The input:
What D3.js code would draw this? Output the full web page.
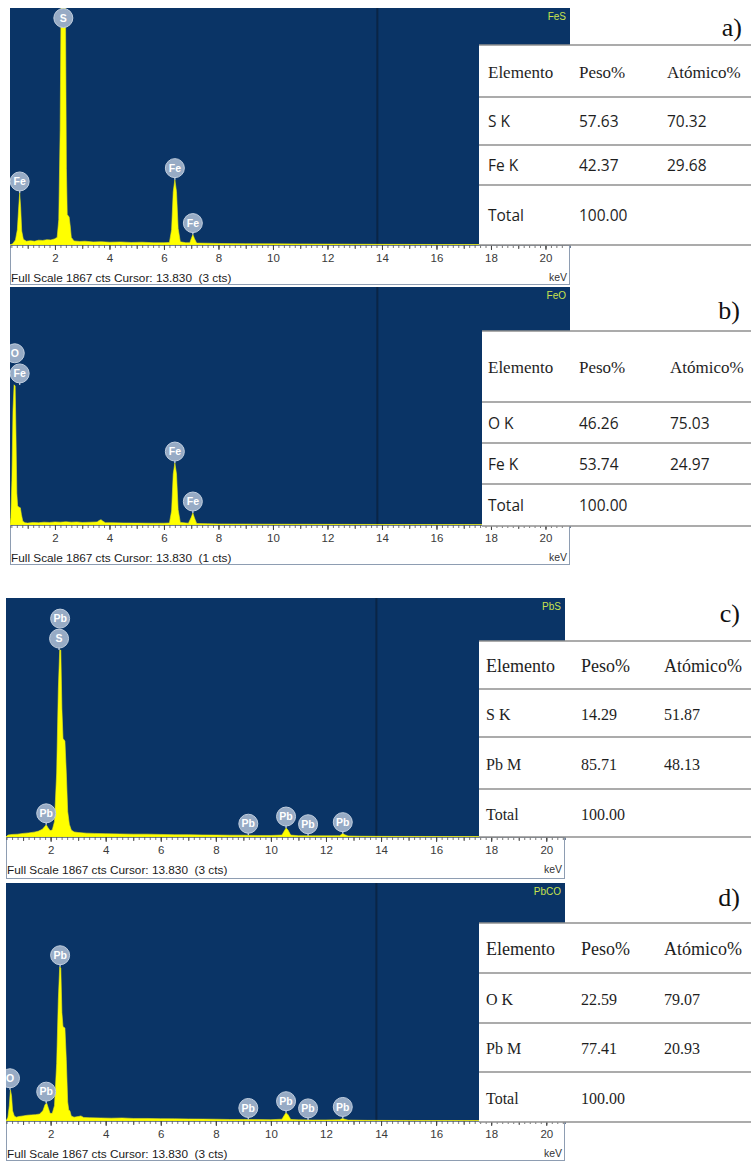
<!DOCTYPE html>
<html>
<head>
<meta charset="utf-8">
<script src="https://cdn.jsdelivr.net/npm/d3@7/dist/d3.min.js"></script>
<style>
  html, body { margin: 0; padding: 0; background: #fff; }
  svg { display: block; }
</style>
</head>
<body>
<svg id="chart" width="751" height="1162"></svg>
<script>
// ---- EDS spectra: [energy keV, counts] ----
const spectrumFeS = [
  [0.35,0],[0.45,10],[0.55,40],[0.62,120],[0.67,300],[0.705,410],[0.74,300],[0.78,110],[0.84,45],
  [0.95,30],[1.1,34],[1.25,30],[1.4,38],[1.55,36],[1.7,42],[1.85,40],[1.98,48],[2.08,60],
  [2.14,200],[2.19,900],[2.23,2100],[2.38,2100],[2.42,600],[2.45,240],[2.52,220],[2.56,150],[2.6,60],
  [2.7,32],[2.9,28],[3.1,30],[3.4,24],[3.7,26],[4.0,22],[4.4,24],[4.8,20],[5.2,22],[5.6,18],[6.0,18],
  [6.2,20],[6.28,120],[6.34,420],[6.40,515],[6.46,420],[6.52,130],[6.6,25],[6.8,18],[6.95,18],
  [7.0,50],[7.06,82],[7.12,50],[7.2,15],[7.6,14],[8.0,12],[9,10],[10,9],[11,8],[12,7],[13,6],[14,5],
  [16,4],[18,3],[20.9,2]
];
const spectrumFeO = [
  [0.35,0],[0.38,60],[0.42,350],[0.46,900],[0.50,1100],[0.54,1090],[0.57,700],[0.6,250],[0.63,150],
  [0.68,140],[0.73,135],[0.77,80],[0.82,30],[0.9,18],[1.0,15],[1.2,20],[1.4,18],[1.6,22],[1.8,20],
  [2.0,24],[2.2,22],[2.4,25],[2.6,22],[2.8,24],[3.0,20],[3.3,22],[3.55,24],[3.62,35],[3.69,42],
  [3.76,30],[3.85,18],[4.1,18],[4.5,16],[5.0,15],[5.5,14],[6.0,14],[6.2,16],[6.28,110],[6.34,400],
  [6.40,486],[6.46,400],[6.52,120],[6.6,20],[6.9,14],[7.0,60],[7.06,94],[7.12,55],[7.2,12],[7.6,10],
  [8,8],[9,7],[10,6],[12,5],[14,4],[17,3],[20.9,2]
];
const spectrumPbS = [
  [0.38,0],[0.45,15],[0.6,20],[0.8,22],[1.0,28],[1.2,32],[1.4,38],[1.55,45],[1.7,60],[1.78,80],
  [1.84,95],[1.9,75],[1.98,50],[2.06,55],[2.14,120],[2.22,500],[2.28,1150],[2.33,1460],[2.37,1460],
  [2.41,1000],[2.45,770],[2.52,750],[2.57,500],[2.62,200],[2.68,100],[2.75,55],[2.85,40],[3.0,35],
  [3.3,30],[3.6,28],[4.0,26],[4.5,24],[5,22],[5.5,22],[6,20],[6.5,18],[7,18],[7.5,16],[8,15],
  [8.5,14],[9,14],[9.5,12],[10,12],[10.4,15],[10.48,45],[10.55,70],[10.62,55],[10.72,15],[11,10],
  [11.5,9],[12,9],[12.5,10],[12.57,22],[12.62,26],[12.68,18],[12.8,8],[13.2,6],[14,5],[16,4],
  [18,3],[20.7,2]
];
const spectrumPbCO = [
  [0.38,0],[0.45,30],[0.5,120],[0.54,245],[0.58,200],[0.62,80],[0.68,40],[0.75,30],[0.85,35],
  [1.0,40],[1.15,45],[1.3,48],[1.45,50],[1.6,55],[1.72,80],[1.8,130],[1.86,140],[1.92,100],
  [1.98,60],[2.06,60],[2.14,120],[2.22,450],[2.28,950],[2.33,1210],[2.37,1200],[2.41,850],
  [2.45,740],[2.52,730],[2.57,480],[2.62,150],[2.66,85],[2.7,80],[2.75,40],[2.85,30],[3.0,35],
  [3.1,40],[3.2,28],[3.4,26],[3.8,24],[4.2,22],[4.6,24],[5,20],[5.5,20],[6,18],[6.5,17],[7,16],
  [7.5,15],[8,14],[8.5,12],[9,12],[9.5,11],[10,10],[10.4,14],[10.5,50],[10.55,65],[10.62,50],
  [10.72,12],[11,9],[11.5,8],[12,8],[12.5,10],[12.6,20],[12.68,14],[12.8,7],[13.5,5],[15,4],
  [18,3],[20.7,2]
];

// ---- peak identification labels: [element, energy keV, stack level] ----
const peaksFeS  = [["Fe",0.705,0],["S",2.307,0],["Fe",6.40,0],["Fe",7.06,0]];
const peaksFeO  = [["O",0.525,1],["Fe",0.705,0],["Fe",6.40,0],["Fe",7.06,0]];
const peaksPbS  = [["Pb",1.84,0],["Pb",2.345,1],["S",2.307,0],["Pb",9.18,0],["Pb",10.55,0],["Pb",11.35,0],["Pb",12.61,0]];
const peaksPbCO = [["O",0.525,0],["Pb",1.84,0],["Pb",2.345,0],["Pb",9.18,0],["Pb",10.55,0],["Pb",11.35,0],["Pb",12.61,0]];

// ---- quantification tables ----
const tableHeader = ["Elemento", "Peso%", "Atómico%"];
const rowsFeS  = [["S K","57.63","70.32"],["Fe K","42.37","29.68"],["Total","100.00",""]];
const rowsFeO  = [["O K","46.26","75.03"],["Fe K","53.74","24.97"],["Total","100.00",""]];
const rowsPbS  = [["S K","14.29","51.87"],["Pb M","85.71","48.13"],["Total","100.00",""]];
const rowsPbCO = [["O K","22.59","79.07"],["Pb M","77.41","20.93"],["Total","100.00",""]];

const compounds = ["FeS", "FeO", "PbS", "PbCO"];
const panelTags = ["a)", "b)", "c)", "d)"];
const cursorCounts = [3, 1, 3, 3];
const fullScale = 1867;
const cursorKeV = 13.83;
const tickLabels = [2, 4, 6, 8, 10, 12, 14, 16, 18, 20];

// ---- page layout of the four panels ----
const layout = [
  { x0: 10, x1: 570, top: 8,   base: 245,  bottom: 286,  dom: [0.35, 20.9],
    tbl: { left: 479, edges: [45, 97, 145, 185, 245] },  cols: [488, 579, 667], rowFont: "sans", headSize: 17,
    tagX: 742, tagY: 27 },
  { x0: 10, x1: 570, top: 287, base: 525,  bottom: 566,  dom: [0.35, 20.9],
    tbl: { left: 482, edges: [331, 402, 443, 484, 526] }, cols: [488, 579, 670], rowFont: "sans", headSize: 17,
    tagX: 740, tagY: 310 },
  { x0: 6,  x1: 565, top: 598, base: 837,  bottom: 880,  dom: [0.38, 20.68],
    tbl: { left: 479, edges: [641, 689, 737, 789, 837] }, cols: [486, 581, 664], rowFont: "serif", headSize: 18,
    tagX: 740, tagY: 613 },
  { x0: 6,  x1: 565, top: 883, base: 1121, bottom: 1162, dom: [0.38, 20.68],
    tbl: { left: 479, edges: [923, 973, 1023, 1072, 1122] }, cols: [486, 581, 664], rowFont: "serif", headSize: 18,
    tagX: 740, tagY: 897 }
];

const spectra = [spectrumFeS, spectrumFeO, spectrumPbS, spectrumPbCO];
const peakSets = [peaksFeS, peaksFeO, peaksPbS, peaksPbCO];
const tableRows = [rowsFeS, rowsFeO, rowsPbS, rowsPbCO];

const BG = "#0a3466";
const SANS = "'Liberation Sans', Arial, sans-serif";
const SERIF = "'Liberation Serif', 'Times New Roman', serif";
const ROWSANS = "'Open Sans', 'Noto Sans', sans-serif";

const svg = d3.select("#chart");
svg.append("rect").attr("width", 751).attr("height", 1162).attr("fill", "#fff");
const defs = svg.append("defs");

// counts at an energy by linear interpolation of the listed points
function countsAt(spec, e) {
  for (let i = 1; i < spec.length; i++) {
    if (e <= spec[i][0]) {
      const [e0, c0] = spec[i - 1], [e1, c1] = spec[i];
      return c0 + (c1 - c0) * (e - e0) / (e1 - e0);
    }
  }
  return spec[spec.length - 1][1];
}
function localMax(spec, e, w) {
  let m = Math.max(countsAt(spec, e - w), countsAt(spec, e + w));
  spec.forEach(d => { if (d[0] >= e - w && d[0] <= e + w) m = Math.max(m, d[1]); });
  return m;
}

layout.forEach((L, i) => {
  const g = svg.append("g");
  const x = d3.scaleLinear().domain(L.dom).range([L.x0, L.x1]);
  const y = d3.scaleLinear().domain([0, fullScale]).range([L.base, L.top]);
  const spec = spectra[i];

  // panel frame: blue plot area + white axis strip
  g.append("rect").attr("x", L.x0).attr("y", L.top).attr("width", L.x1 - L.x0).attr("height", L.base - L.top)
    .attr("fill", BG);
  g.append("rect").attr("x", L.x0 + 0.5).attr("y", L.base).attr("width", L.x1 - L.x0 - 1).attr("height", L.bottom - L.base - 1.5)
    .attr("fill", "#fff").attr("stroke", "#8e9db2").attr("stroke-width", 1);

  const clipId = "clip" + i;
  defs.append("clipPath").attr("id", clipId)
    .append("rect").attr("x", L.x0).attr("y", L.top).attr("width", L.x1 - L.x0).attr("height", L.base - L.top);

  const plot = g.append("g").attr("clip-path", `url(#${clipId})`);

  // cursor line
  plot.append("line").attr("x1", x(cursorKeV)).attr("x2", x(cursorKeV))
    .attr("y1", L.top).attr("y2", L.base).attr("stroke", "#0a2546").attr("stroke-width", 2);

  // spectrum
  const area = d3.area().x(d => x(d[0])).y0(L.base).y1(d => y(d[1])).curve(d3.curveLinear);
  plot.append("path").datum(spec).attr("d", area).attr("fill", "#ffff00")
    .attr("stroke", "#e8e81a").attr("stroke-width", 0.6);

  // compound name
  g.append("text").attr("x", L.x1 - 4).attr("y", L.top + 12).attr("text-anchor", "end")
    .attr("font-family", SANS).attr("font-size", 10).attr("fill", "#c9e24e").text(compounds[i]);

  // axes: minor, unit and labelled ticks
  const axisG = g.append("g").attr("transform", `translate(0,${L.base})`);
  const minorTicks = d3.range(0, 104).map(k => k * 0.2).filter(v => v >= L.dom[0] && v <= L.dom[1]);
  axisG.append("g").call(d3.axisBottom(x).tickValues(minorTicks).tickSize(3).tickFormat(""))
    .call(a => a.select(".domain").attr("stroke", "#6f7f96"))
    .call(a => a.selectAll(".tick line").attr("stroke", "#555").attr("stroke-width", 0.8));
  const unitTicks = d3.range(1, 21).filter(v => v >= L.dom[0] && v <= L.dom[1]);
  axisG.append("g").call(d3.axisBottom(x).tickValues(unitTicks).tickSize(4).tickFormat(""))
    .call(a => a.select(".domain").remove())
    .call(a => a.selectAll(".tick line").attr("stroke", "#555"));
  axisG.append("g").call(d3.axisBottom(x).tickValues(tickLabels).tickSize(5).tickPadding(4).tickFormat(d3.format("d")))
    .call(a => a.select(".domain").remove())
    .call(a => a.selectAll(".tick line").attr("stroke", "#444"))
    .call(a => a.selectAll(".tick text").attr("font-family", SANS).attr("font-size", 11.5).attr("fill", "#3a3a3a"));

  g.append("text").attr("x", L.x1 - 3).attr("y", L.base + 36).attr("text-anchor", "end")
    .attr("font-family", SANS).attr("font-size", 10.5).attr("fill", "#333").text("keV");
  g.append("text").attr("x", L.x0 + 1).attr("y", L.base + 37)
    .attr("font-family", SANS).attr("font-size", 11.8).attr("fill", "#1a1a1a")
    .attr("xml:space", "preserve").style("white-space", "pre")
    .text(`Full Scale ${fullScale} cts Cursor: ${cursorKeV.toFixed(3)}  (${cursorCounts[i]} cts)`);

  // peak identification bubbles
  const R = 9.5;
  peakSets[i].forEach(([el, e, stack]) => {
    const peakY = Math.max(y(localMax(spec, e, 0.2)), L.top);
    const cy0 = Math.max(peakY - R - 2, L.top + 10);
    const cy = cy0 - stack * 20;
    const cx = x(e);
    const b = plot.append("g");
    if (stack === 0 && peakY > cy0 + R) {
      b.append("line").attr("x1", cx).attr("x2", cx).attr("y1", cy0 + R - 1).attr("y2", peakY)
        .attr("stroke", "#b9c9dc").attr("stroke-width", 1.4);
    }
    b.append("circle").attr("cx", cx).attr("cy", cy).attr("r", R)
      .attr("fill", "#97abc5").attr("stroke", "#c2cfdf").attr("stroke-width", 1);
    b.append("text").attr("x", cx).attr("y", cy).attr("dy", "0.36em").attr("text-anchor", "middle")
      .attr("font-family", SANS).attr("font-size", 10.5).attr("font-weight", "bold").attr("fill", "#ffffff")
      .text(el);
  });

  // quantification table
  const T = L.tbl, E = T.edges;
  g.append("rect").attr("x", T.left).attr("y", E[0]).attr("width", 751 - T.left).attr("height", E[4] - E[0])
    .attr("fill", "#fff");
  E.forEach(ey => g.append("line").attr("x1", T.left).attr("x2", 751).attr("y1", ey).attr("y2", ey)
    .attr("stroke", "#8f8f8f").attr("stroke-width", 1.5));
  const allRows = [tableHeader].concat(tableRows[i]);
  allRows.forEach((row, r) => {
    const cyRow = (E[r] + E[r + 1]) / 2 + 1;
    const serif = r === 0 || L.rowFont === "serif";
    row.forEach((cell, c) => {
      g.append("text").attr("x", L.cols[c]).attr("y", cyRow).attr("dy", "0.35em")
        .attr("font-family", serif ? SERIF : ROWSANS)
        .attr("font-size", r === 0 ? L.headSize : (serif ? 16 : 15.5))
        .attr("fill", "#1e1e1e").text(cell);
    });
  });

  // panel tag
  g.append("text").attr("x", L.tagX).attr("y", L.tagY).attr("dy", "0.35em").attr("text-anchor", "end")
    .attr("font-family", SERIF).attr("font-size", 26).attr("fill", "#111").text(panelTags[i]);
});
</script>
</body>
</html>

==

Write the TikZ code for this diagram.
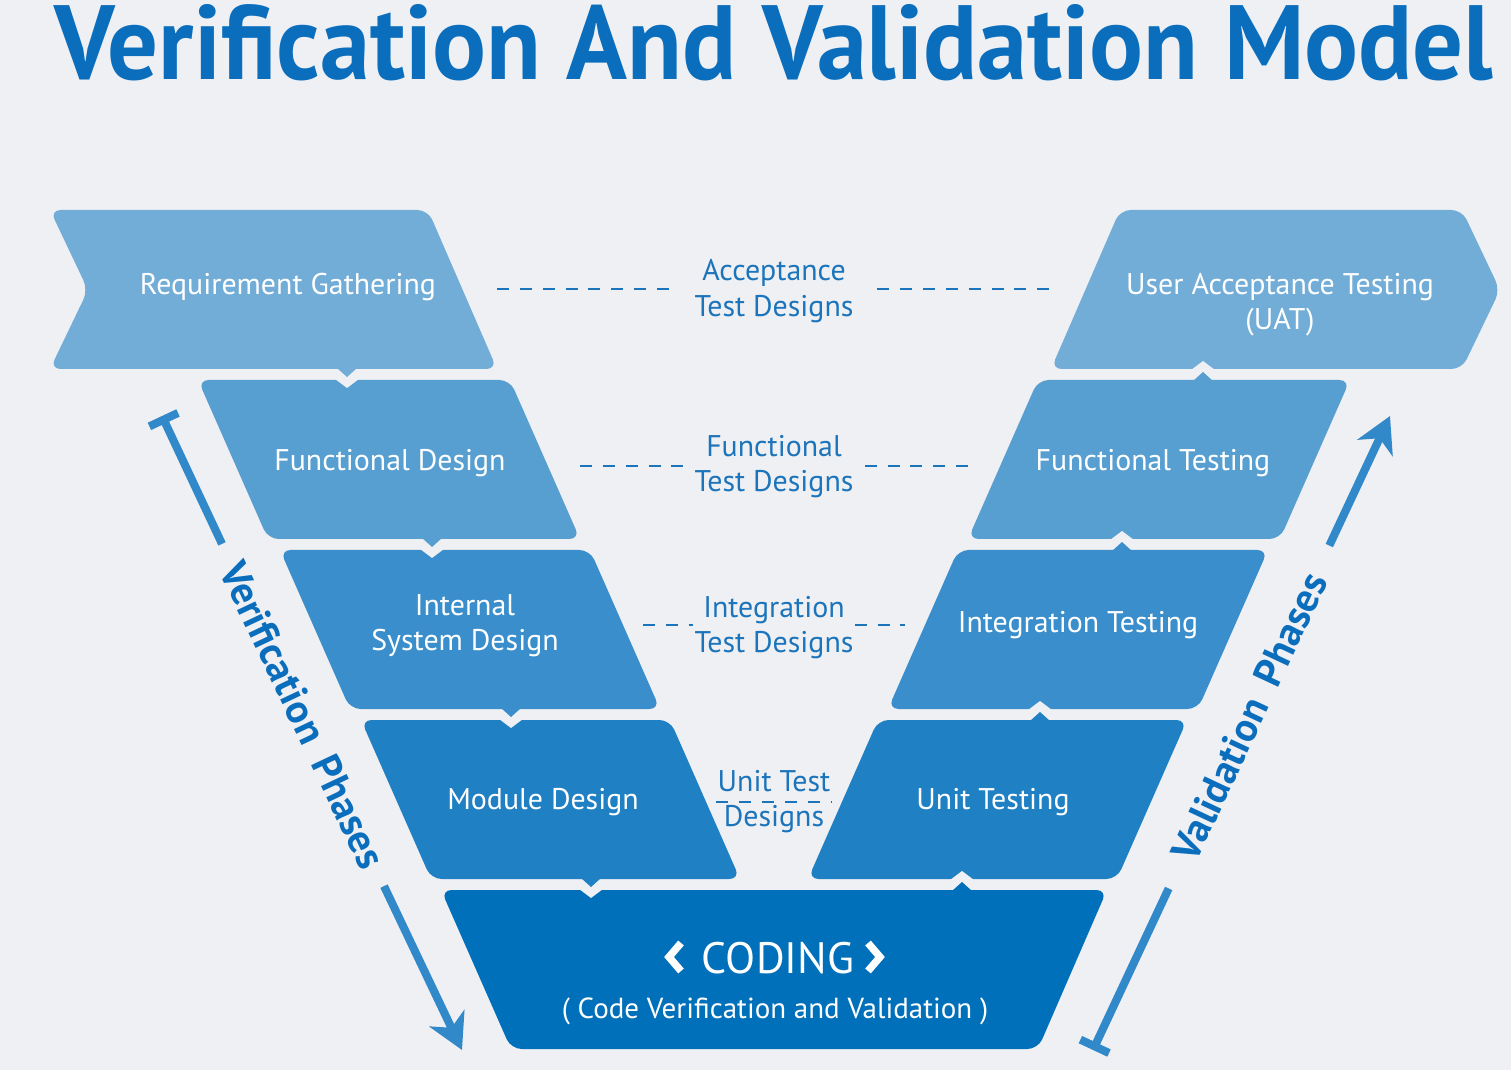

Prompt:
How many lines in these entries contain the string "this"? State the number and nothing more.

Solution to the exercise:
2